→ DATA RECORDS:
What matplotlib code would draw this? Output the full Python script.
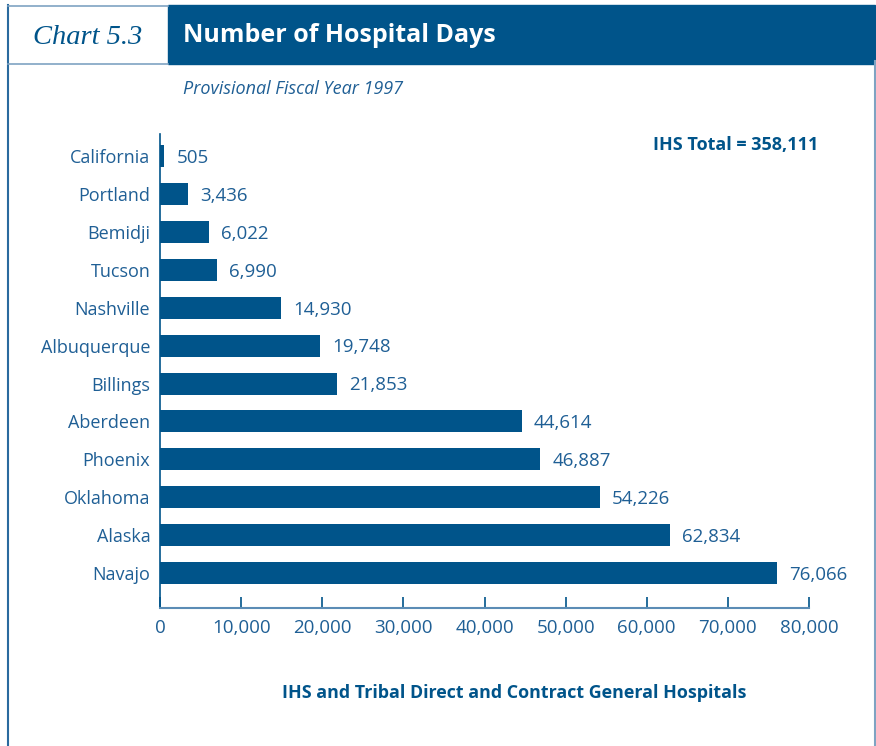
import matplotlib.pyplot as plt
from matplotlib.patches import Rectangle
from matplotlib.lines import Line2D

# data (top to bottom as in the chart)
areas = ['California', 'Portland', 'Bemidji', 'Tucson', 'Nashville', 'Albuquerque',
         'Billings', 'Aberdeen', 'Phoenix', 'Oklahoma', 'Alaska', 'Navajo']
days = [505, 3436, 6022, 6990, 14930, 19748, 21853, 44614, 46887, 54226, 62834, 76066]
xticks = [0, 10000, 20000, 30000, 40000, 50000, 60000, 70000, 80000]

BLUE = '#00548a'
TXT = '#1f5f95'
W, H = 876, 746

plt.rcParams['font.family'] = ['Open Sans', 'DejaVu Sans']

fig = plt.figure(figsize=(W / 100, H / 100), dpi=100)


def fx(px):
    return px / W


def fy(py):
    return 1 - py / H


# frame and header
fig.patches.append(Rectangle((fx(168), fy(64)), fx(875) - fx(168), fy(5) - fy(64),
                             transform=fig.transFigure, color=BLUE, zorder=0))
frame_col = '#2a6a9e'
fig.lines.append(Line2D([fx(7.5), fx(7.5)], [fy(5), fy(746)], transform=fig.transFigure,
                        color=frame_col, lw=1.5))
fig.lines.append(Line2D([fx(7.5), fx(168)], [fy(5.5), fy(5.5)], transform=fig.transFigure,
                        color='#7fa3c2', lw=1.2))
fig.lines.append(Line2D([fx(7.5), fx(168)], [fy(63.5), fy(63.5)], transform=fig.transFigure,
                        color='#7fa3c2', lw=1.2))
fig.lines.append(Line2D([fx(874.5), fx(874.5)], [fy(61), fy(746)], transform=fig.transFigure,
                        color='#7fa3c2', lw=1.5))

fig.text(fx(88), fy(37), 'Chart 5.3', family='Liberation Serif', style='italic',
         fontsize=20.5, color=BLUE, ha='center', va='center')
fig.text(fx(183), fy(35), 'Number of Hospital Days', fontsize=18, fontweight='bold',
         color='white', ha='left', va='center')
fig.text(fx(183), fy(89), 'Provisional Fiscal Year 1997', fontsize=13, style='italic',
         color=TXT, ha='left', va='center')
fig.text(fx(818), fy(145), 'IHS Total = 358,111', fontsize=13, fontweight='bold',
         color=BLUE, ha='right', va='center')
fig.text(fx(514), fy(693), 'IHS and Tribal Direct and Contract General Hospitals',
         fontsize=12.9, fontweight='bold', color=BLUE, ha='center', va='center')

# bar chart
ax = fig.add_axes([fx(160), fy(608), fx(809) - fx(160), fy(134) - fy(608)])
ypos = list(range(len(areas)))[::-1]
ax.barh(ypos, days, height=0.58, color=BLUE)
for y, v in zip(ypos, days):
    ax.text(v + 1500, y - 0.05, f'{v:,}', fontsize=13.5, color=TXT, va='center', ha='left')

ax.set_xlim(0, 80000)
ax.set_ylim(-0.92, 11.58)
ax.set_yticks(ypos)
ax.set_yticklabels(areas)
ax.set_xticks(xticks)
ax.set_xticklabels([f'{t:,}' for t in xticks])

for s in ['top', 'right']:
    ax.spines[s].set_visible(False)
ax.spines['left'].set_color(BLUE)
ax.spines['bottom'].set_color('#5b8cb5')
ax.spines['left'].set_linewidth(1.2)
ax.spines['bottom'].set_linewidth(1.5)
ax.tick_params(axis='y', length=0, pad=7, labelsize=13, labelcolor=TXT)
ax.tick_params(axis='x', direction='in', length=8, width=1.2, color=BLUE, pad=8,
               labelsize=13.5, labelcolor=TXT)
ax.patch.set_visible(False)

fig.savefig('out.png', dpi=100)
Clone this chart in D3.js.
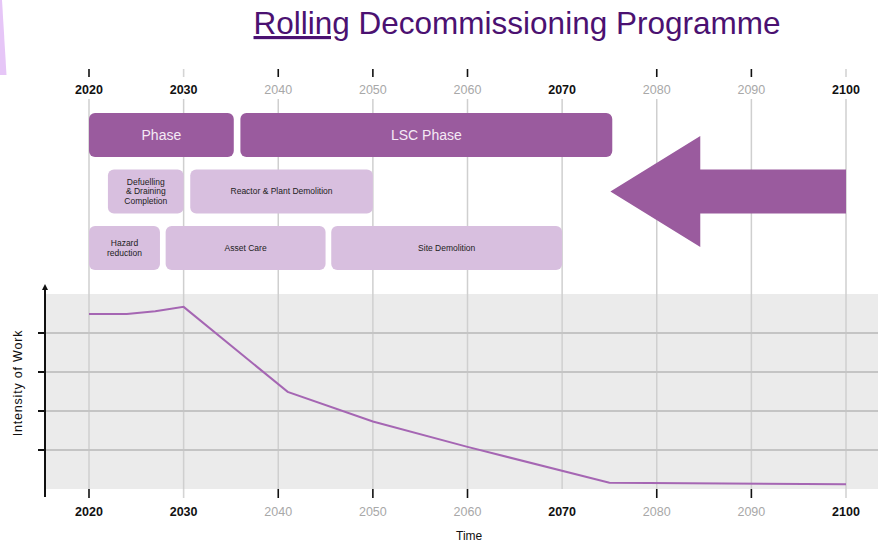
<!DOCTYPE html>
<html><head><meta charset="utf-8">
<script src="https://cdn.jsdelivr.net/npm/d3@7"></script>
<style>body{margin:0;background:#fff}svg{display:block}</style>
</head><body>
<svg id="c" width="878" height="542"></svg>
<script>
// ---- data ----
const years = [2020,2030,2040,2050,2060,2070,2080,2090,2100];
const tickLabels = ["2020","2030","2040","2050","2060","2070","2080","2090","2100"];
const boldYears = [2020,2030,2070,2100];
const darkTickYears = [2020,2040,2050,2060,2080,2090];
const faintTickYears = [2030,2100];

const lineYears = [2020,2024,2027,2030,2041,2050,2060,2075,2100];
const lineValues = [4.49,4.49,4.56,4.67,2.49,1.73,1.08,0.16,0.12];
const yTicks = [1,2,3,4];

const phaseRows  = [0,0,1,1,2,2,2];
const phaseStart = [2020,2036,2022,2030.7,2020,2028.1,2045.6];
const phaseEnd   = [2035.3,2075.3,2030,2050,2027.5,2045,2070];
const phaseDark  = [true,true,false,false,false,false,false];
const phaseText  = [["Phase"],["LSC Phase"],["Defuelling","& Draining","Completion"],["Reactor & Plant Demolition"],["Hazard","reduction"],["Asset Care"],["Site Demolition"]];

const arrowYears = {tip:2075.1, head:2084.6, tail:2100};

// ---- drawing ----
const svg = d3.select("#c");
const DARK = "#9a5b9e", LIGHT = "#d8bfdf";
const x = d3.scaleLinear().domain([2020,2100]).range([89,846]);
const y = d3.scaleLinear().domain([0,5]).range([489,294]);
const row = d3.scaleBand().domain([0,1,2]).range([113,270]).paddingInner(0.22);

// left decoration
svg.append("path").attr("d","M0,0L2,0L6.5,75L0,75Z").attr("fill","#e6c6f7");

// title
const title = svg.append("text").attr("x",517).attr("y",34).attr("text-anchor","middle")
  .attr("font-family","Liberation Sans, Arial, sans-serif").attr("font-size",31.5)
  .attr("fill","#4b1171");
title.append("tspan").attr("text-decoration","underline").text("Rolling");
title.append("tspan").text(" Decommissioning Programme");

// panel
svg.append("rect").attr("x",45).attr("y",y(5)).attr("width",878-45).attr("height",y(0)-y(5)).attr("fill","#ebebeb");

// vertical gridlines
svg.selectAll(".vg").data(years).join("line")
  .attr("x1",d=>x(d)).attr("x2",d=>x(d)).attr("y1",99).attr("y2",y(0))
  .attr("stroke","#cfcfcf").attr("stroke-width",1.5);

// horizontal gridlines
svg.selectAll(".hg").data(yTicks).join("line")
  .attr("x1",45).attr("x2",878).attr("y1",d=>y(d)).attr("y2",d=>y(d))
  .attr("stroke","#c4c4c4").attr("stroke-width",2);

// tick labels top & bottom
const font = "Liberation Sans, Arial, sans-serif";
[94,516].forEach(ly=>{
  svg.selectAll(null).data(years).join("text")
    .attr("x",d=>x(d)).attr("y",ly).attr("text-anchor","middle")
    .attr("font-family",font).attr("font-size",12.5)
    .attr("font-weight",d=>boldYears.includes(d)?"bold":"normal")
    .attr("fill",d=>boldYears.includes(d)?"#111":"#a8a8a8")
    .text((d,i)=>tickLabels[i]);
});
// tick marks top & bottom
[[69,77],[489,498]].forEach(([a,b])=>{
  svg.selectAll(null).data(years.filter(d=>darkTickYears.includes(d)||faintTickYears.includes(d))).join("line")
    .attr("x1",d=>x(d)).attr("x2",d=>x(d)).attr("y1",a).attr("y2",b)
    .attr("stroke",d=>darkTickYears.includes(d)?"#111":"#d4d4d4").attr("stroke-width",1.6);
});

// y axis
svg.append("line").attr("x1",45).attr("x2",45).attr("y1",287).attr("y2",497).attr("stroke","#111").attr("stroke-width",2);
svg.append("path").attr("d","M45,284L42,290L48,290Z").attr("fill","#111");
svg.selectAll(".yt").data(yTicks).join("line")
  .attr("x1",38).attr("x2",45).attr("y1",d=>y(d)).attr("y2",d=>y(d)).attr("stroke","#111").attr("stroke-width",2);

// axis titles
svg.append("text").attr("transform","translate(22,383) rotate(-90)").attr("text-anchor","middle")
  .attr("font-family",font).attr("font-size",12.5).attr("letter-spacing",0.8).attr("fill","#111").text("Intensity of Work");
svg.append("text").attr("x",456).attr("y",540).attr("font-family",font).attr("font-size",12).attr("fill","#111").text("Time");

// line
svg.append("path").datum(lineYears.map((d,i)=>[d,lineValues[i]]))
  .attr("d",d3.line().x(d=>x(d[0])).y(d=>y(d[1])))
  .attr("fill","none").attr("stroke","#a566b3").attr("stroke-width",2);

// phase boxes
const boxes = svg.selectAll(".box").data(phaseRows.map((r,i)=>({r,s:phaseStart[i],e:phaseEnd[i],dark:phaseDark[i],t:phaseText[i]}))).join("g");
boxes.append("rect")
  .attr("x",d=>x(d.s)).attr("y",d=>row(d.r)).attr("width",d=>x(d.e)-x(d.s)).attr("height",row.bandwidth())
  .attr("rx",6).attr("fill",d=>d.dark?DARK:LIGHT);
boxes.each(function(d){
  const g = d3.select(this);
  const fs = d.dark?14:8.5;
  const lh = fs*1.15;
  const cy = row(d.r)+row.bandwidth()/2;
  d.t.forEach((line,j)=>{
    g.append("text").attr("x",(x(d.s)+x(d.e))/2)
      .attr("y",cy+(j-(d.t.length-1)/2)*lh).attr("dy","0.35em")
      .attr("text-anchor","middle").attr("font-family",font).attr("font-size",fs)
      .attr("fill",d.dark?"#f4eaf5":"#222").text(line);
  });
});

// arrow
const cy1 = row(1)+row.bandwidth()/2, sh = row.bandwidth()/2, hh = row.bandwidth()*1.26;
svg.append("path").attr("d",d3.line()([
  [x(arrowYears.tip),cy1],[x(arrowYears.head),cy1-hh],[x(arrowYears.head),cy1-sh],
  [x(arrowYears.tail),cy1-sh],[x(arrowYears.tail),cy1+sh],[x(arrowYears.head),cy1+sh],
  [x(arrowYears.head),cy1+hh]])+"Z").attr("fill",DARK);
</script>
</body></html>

→ DO THIS: Skip every picture and return the lines above from the top through the one that contains "color='#7fa3c2', lw=1.5))".

→ FULL SOLUTION:
What matplotlib code would draw this? Output the full Python script.
import matplotlib.pyplot as plt
from matplotlib.patches import Rectangle
from matplotlib.lines import Line2D

# data (top to bottom as in the chart)
areas = ['California', 'Portland', 'Bemidji', 'Tucson', 'Nashville', 'Albuquerque',
         'Billings', 'Aberdeen', 'Phoenix', 'Oklahoma', 'Alaska', 'Navajo']
days = [505, 3436, 6022, 6990, 14930, 19748, 21853, 44614, 46887, 54226, 62834, 76066]
xticks = [0, 10000, 20000, 30000, 40000, 50000, 60000, 70000, 80000]

BLUE = '#00548a'
TXT = '#1f5f95'
W, H = 876, 746

plt.rcParams['font.family'] = ['Open Sans', 'DejaVu Sans']

fig = plt.figure(figsize=(W / 100, H / 100), dpi=100)


def fx(px):
    return px / W


def fy(py):
    return 1 - py / H


# frame and header
fig.patches.append(Rectangle((fx(168), fy(64)), fx(875) - fx(168), fy(5) - fy(64),
                             transform=fig.transFigure, color=BLUE, zorder=0))
frame_col = '#2a6a9e'
fig.lines.append(Line2D([fx(7.5), fx(7.5)], [fy(5), fy(746)], transform=fig.transFigure,
                        color=frame_col, lw=1.5))
fig.lines.append(Line2D([fx(7.5), fx(168)], [fy(5.5), fy(5.5)], transform=fig.transFigure,
                        color='#7fa3c2', lw=1.2))
fig.lines.append(Line2D([fx(7.5), fx(168)], [fy(63.5), fy(63.5)], transform=fig.transFigure,
                        color='#7fa3c2', lw=1.2))
fig.lines.append(Line2D([fx(874.5), fx(874.5)], [fy(61), fy(746)], transform=fig.transFigure,
                        color='#7fa3c2', lw=1.5))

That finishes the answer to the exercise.